Food & Drink

Get Crackin’ on Stone Crabs

Miami institution Joe’s Stone Crab reopens for the season in October. Here’s a primer on its signature item

Photo: Tim Bower


Why stone crabs?

For their claws, which are filled with lobster-like meat. Fishermen harvest the crabs, named for their rock-hard carapace, by snapping off one claw and throwing the still-living crab back into the water, where it will grow a replacement claw. Most of the country’s harvest comes from South Florida (the season is October 15–May 15).

 

Why go to Joe’s?

Because Joe’s Stone Crab is an institution—and the restaurant is the single largest buyer of stone crabs in Florida. Hungarian immigrant Joe Weiss moved from New York to Miami Beach in the early 1900s, hoping the warmer climate would help his asthma. When he opened a lunch counter in 1913, he didn’t know that local stone crabs were edible.

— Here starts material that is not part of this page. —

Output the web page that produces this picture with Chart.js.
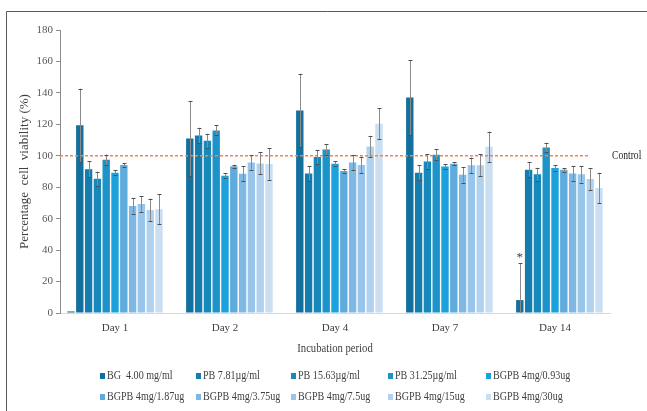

As the legend goes, it was not until a few years later that a Harvard fish scientist brought him a sack full of the plentiful crabs. He boiled a batch and quickly converted, then reopened his spot as Joe’s Stone Crab. Since then, Muhammad Ali, Bill Clinton, and Coretta Scott King have all cracked claws there.

 

How do you eat them?

Current owner and Weiss’s great-grandson Stephen Sawitz breaks it down: Give the shell a good whack with a mallet or the back of a knife. Twist off the bottom part of the claw, revealing the inner meat. For the knuckles, use a cocktail fork. Dip the succulent meat in mustard sauce. Repeat.